Each of the projections 6 in an axial cross section of the bush 2 has a triangular shape (in other words, a shape having one tip point nearest to the valve rod 1, two base points, and straight lines interconnecting the tip point and the base points). Due to the shape, in comparison with the projection having a shape having one tip side parallel to the axial direction of the bush 2, scale is less likely to adhere to the innermost side in a diametrical direction of the bush 2. Further, even if scale adheres to the innermost side in a diametrical direction of the bush 2, it is easier to peel off. Accordingly, the adhesion amount of scale to the innermost side in a diametrical direction of the bush 2 can be reduced. As a result, it is possible to secure a gap between the valve rod 1 and the bush 2, thereby to allow the valve rod 1 to move smoothly.

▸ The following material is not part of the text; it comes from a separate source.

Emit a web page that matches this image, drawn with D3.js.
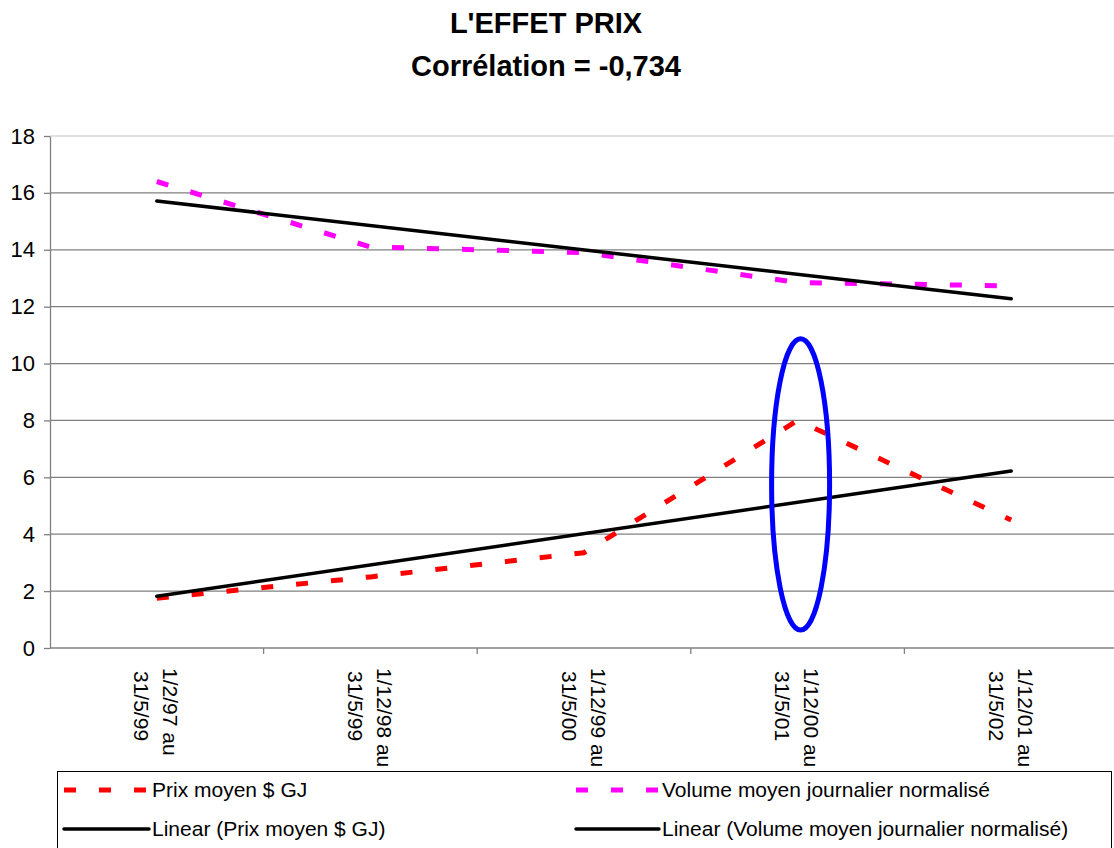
<!DOCTYPE html>
<html>
<head>
<meta charset="utf-8">
<script src="https://cdn.jsdelivr.net/npm/d3@7"></script>
<style>
  html, body { margin: 0; padding: 0; background: #fff; }
  svg { display: block; font-family: "Liberation Sans", Arial, sans-serif; }
</style>
</head>
<body>
<svg id="chart" width="1114" height="848"></svg>
<script>
// ---- data ----
const categories = [
  ["1/2/97 au", "31/5/99"],
  ["1/12/98 au", "31/5/99"],
  ["1/12/99 au", "31/5/00"],
  ["1/12/00 au", "31/5/01"],
  ["1/12/01 au", "31/5/02"]
];
const prixMoyen = [1.75, 2.5, 3.35, 8.0, 4.5];
const volumeMoyen = [16.4, 14.1, 13.9, 12.85, 12.73];
const yTicks = [0, 2, 4, 6, 8, 10, 12, 14, 16, 18];
const titleLines = ["L'EFFET PRIX", "Corrélation = -0,734"];
const legendLabels = ["Prix moyen $ GJ", "Volume moyen journalier normalisé",
  "Linear (Prix moyen $ GJ)", "Linear (Volume moyen journalier normalisé)"];
// highlighted annotation (ellipse around the 4th period), in data units
const highlightIndex = 3;
const highlightTop = 10.87;
const highlightBottom = 0.63;

// ---- layout ----
const svg = d3.select("#chart");
const pLeft = 50, pRight = 1118, pTop = 136, pBottom = 648;
const keys = categories.map(c => c.join(" "));
const x = d3.scaleBand().domain(keys).range([pLeft, pRight]);
const y = d3.scaleLinear().domain([0, 18]).range([pBottom, pTop]);
const cx = i => x(keys[i]) + x.bandwidth() / 2;

// title
svg.append("g").selectAll("text").data(titleLines).join("text")
  .attr("x", 546).attr("y", (d, i) => 33 + i * 43)
  .attr("text-anchor", "middle").attr("font-size", 29).attr("font-weight", "bold")
  .attr("fill", "#000").text(d => d);

// gridlines
svg.append("g").selectAll("line").data(yTicks.filter(t => t > 0)).join("line")
  .attr("x1", pLeft).attr("x2", pRight)
  .attr("y1", d => y(d)).attr("y2", d => y(d))
  .attr("stroke", d => d === 18 ? "#d8d8d8" : "#808080").attr("stroke-width", 1.3);

// y axis
const yAxis = svg.append("g").attr("transform", `translate(${pLeft},0)`)
  .call(d3.axisLeft(y).tickValues(yTicks).tickSize(6).tickSizeOuter(0).tickPadding(9));
yAxis.select(".domain").attr("stroke", "#808080").attr("stroke-width", 1.3);
yAxis.selectAll(".tick line").attr("stroke", "#808080").attr("stroke-width", 1.3);
yAxis.selectAll(".tick text").attr("font-size", 22).attr("fill", "#000")
  .attr("font-family", "Liberation Sans, Arial, sans-serif");

// x axis (ticks at category boundaries)
svg.append("line").attr("x1", pLeft).attr("x2", pRight).attr("y1", pBottom).attr("y2", pBottom)
  .attr("stroke", "#808080").attr("stroke-width", 1.3);
svg.append("g").selectAll("line").data(keys.slice(1)).join("line")
  .attr("x1", d => x(d)).attr("x2", d => x(d))
  .attr("y1", pBottom).attr("y2", pBottom + 6)
  .attr("stroke", "#808080").attr("stroke-width", 1.3);

// x labels, rotated
const xl = svg.append("g").selectAll("g").data(categories).join("g")
  .attr("transform", (d, i) => `translate(${cx(i) + 14},668) rotate(90)`);
xl.selectAll("text").data(d => d).join("text")
  .attr("x", (d, j) => j * 3).attr("y", (d, j) => j * 29)
  .attr("text-anchor", "start").attr("dominant-baseline", "central")
  .attr("font-size", 21).attr("fill", "#000").text(d => d);

// linear regression trend
function trend(vals) {
  const n = vals.length, xs = vals.map((_, i) => i + 1);
  const mx = d3.mean(xs), my = d3.mean(vals);
  const b = d3.sum(xs, (xx, i) => (xx - mx) * (vals[i] - my)) / d3.sum(xs, xx => (xx - mx) ** 2);
  const a = my - b * mx;
  return [a + b * 1, a + b * n];
}
const line = d3.line().x((d, i) => cx(i)).y(d => y(d));

// data series
svg.append("path").datum(volumeMoyen).attr("d", line)
  .attr("fill", "none").attr("stroke", "#FF00FF").attr("stroke-width", 5)
  .attr("stroke-dasharray", "12 23");
svg.append("path").datum(prixMoyen).attr("d", line)
  .attr("fill", "none").attr("stroke", "#FF0000").attr("stroke-width", 5)
  .attr("stroke-dasharray", "12 23");

// trend lines
[prixMoyen, volumeMoyen].forEach(vals => {
  const [y1, y2] = trend(vals);
  svg.append("line")
    .attr("x1", cx(0)).attr("y1", y(y1))
    .attr("x2", cx(vals.length - 1)).attr("y2", y(y2))
    .attr("stroke", "#000").attr("stroke-width", 3.5).attr("stroke-linecap", "round");
});

// highlight ellipse
svg.append("ellipse")
  .attr("cx", cx(highlightIndex) + 3)
  .attr("cy", (y(highlightTop) + y(highlightBottom)) / 2)
  .attr("rx", 29).attr("ry", (y(highlightBottom) - y(highlightTop)) / 2)
  .attr("fill", "none").attr("stroke", "#0000FF").attr("stroke-width", 5);

// legend
const lg = svg.append("g");
lg.append("rect").attr("x", 57.5).attr("y", 771.5).attr("width", 1054).attr("height", 90)
  .attr("fill", "#fff").attr("stroke", "#000").attr("stroke-width", 1);
const legendItems = [
  { label: legendLabels[0], color: "#FF0000", dash: "12 23", w: 5, sx: 64, tx: 152, sy: 790 },
  { label: legendLabels[1], color: "#FF00FF", dash: "12 23", w: 5, sx: 576, tx: 662, sy: 790 },
  { label: legendLabels[2], color: "#000", dash: null, w: 3.5, sx: 64, tx: 152, sy: 829 },
  { label: legendLabels[3], color: "#000", dash: null, w: 3.5, sx: 576, tx: 662, sy: 829 }
];
legendItems.forEach(it => {
  lg.append("line").attr("x1", it.sx).attr("x2", it.tx - 3).attr("y1", it.sy).attr("y2", it.sy)
    .attr("stroke", it.color).attr("stroke-width", it.w)
    .attr("stroke-dasharray", it.dash).attr("stroke-linecap", it.dash ? "butt" : "round");
  lg.append("text").attr("x", it.tx).attr("y", it.sy + 7)
    .attr("font-size", 21).attr("fill", "#000").text(it.label);
});
</script>
</body>
</html>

It is to be noted that, although, in the foregoing description of the second embodiment, a triangular shape is taken as an example of the cross sectional shape of each projection 6, this is not restrictive, and the shape of each projection 6 may be any shape only if it has one tip point. For example, the shape of each projection 6 may be a shape that has one tip point, two base points, and a curved line interconnecting the tip point and the base points as in a second modification depicted in FIG. 4.

DESCRIPTION OF REFERENCE CHARACTERS

• 1: Valve rod
• 2: Bush
• 3: Groove of valve rod
• 4: Projection of valve rod
• 5: Groove of bush
• 6: Projection of bush

Claims

1. A steam valve comprising:

a valve seat;

a valve disc capable of contacting the valve seat;

a valve rod connected or linked to the valve disc;

a bush that slidably supports the valve rod; and

an actuator that moves the valve disc via the valve rod, wherein

the valve rod has thereon a plurality of groves depressed to an inner side in a diametrical direction of the valve rod and a plurality of projections formed between the plurality of grooves, and

each of the plurality of projections in an axial cross section of the valve rod is shaped so as to have one tip point.

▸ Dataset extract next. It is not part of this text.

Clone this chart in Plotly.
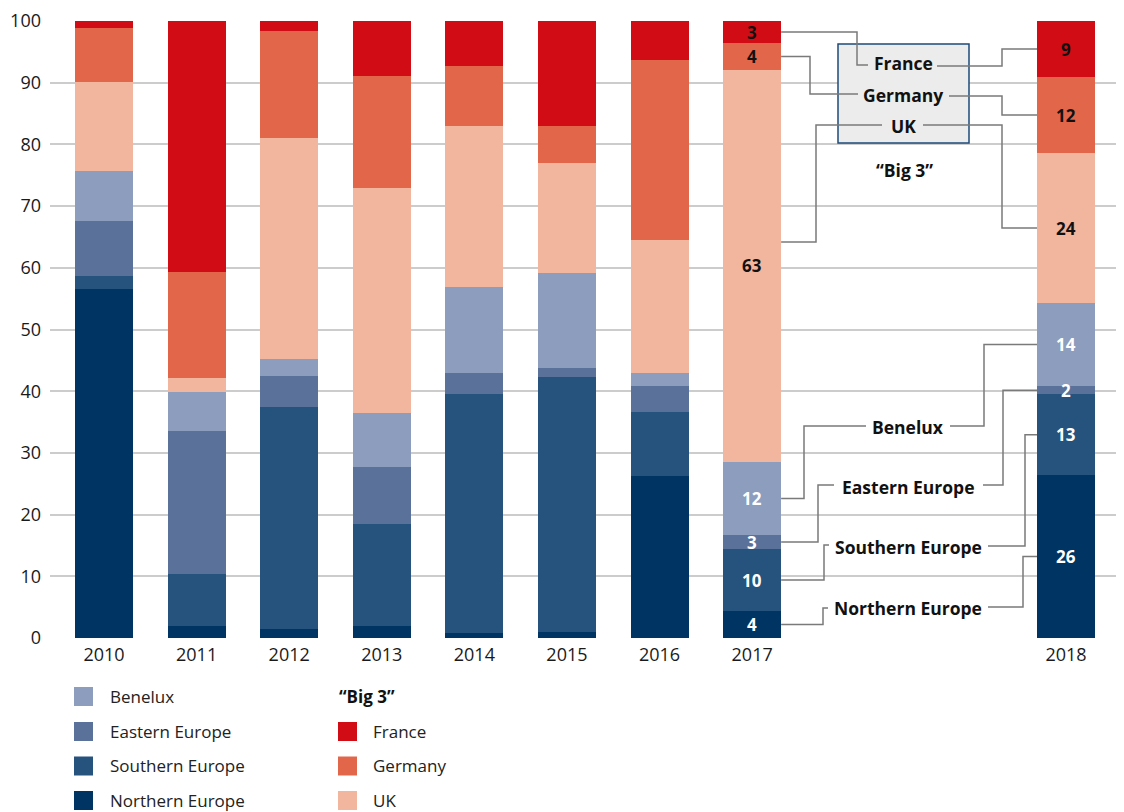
import plotly.graph_objects as go

# ---------------- data ----------------
years = ["2010", "2011", "2012", "2013", "2014", "2015", "2016", "2017", "2018"]
northern = [56.6, 1.9, 1.5, 1.9, 0.8, 1.0, 26.2, 4.4, 26.4]
southern = [2.1, 8.5, 35.9, 16.6, 38.7, 41.3, 10.4, 10.0, 13.1]
eastern = [8.9, 23.1, 5.1, 9.2, 3.4, 1.5, 4.2, 2.3, 1.3]
benelux = [8.1, 6.4, 2.7, 8.8, 14.0, 15.3, 2.1, 11.8, 13.5]
uk = [14.4, 2.3, 35.9, 36.5, 26.1, 17.9, 21.6, 63.6, 24.3]
germany = [8.8, 17.1, 17.3, 18.1, 9.7, 6.0, 29.1, 4.3, 12.3]
france = [1.1, 40.7, 1.6, 8.9, 7.3, 17.0, 6.4, 3.6, 9.1]

# rounded value labels shown for 2017 and 2018 (order: N, S, E, Benelux, UK, Germany, France)
labels_2017 = [4, 10, 3, 12, 63, 4, 3]
labels_2018 = [26, 13, 2, 14, 24, 12, 9]

series_names = ["Northern Europe", "Southern Europe", "Eastern Europe", "Benelux", "UK", "Germany", "France"]
series_values = [northern, southern, eastern, benelux, uk, germany, france]

# ---------------- style / layout ----------------
colors = {
    "Northern Europe": "#003462",
    "Southern Europe": "#26527e",
    "Eastern Europe": "#5a729a",
    "Benelux": "#8c9dbd",
    "UK": "#f2b59d",
    "Germany": "#e2664a",
    "France": "#d20c14",
}
text_color = {
    "Northern Europe": "white", "Southern Europe": "white", "Eastern Europe": "white",
    "Benelux": "white", "UK": "#111111", "Germany": "#111111", "France": "#111111",
}
x_pos = [0, 1, 2, 3, 4, 5, 6, 7, 10.39]
bar_w = 0.626
FONT = "Open Sans"

# The page body has an 8px margin, so the figure starts at page pixel (8, 8).
OFF = 8
FIG_W, FIG_H = 1124, 812 - OFF
RIGHT_PX = OFF + FIG_W  # page x of plot-area right edge (slightly beyond the window)

# page-pixel -> axis helpers (plot area on page: x 50..RIGHT_PX, y 21..638 px)
def X(px):
    return (px - 104) / 92.59

def Y(py):
    return (638 - py) / 6.17

def PX(px):  # paper x
    return (px - 50) / (RIGHT_PX - 50)

def PY(py):  # paper y
    return (638 - py) / 617

fig = go.Figure()
for name, vals in zip(series_names, series_values):
    fig.add_trace(go.Bar(
        x=x_pos, y=vals, name=name, width=bar_w,
        marker=dict(color=colors[name], line=dict(width=0)),
        showlegend=False, hoverinfo="skip",
    ))

# cumulative midpoints
def mids(idx):
    out = []
    acc = 0
    for vals in series_values:
        out.append(acc + vals[idx] / 2)
        acc += vals[idx]
    return out

m17 = mids(7)
m18 = mids(8)

annotations = []
for i, name in enumerate(series_names):
    annotations.append(dict(x=x_pos[7], y=m17[i], xref="x", yref="y", text=f"<b>{labels_2017[i]}</b>",
                            showarrow=False, font=dict(family=FONT, size=17, color=text_color[name])))
    annotations.append(dict(x=x_pos[8], y=m18[i], xref="x", yref="y", text=f"<b>{labels_2018[i]}</b>",
                            showarrow=False, font=dict(family=FONT, size=17, color=text_color[name])))

shapes = []
# "Big 3" box
shapes.append(dict(type="rect", xref="x", yref="y", x0=X(838), x1=X(969), y0=Y(44), y1=Y(143),
                   fillcolor="#ececec", line=dict(color="#1d4a7a", width=1.5), layer="above"))

xr17 = x_pos[7] + bar_w / 2
xl18 = x_pos[8] - bar_w / 2
LINE = dict(color="#7a7a7a", width=1.5)

def path(points):
    s = "M " + " L ".join(f"{a},{b}" for a, b in points)
    shapes.append(dict(type="path", xref="x", yref="y", path=s, line=LINE, layer="above"))

iF, iG, iU, iB, iE, iS, iN = 6, 5, 4, 3, 2, 1, 0
path([(xr17, m17[iF]), (X(857), m17[iF]), (X(857), Y(65)), (X(868), Y(65))])
path([(X(937), Y(66)), (X(1002), Y(66)), (X(1002), m18[iF]), (xl18, m18[iF])])
path([(xr17, m17[iG]), (X(810), m17[iG]), (X(810), Y(94)), (X(858), Y(94))])
path([(X(949), Y(96)), (X(1002), Y(96)), (X(1002), m18[iG]), (xl18, m18[iG])])
path([(xr17, Y(242)), (X(816), Y(242)), (X(816), Y(125)), (X(882), Y(125))])
path([(X(923), Y(125)), (X(1002), Y(125)), (X(1002), m18[iU]), (xl18, m18[iU])])
path([(xr17, m17[iB]), (X(804), m17[iB]), (X(804), Y(426)), (X(866), Y(426))])
path([(X(950), Y(426)), (X(984), Y(426)), (X(984), m18[iB]), (xl18, m18[iB])])
path([(xr17, m17[iE]), (X(818), m17[iE]), (X(818), Y(485)), (X(834), Y(485))])
path([(X(983), Y(485)), (X(1003), Y(485)), (X(1003), m18[iE]), (xl18, m18[iE])])
path([(xr17, m17[iS]), (X(824), m17[iS]), (X(824), Y(545)), (X(829), Y(545))])
path([(X(988), Y(546)), (X(1025), Y(546)), (X(1025), m18[iS]), (xl18, m18[iS])])
path([(xr17, m17[iN]), (X(823), m17[iN]), (X(823), Y(608)), (X(828), Y(608))])
path([(X(988), Y(607)), (X(1023), Y(607)), (X(1023), m18[iN]), (xl18, m18[iN])])

# callout labels
callouts = [("France", 903, 63), ("Germany", 903, 95), ("UK", 903, 126),
            ("“Big 3”", 904, 170),
            ("Benelux", 908, 427), ("Eastern Europe", 908, 487),
            ("Southern Europe", 908, 547), ("Northern Europe", 908, 608)]
for t, px, py in callouts:
    annotations.append(dict(x=X(px), y=Y(py), xref="x", yref="y", text=f"<b>{t}</b>", showarrow=False,
                            font=dict(family=FONT, size=17.5, color="#111111")))

# custom legend
left_items = ["Benelux", "Eastern Europe", "Southern Europe", "Northern Europe"]
right_items = ["France", "Germany", "UK"]
rows = [696.5, 731.5, 766, 800.5]
for name, cy in zip(left_items, rows):
    shapes.append(dict(type="rect", xref="paper", yref="paper", x0=PX(74), x1=PX(93),
                       y0=PY(cy + 9.5), y1=PY(cy - 9.5), fillcolor=colors[name], line=dict(width=0)))
    annotations.append(dict(x=PX(108), y=PY(cy), xref="paper", yref="paper", text=name, showarrow=False,
                            xanchor="left", yanchor="middle",
                            font=dict(family=FONT, size=17, color="#222222")))
annotations.append(dict(x=PX(337), y=PY(rows[0]), xref="paper", yref="paper", text="<b>“Big 3”</b>",
                        showarrow=False, xanchor="left", yanchor="middle",
                        font=dict(family=FONT, size=17, color="#111111")))
for name, cy in zip(right_items, rows[1:]):
    shapes.append(dict(type="rect", xref="paper", yref="paper", x0=PX(338), x1=PX(357),
                       y0=PY(cy + 9.5), y1=PY(cy - 9.5), fillcolor=colors[name], line=dict(width=0)))
    annotations.append(dict(x=PX(371), y=PY(cy), xref="paper", yref="paper", text=name, showarrow=False,
                            xanchor="left", yanchor="middle",
                            font=dict(family=FONT, size=17, color="#222222")))

fig.update_layout(
    width=FIG_W, height=FIG_H,
    margin=dict(l=50 - OFF, r=0, t=21 - OFF, b=FIG_H - (638 - OFF), pad=0),
    barmode="stack",
    plot_bgcolor="white", paper_bgcolor="white",
    font=dict(family=FONT, size=18, color="#1a1a1a"),
    shapes=shapes, annotations=annotations,
    hovermode=False,
    xaxis=dict(range=[X(50), X(RIGHT_PX)], tickmode="array", tickvals=x_pos, ticktext=years,
               showgrid=False, zeroline=False, showline=False, ticks="", ticklabelstandoff=4,
               tickfont=dict(family=FONT, size=18, color="#1a1a1a"), fixedrange=True),
    yaxis=dict(range=[0, 100], tickmode="array", tickvals=list(range(0, 101, 10)),
               showgrid=True, gridcolor="#cccccc", gridwidth=2, zeroline=False, showline=False,
               ticks="", ticklabelstandoff=8,
               tickfont=dict(family=FONT, size=18, color="#1a1a1a"), fixedrange=True),
)

fig.write_html("out.html")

2. A steam valve comprising:

a valve seat;

a valve disc capable of contacting the valve seat;

a valve rod connected or linked to the valve disc;

a bush that slidably supports the valve rod; and

an actuator that moves the valve disc via the valve rod, wherein

the bush has thereon a plurality of groves depressed to an outer side in a diametrical direction of the bush and a plurality of projections formed between the plurality of grooves, and

each of the plurality of projections in an axial cross section of the bush is shaped so as to have one tip point.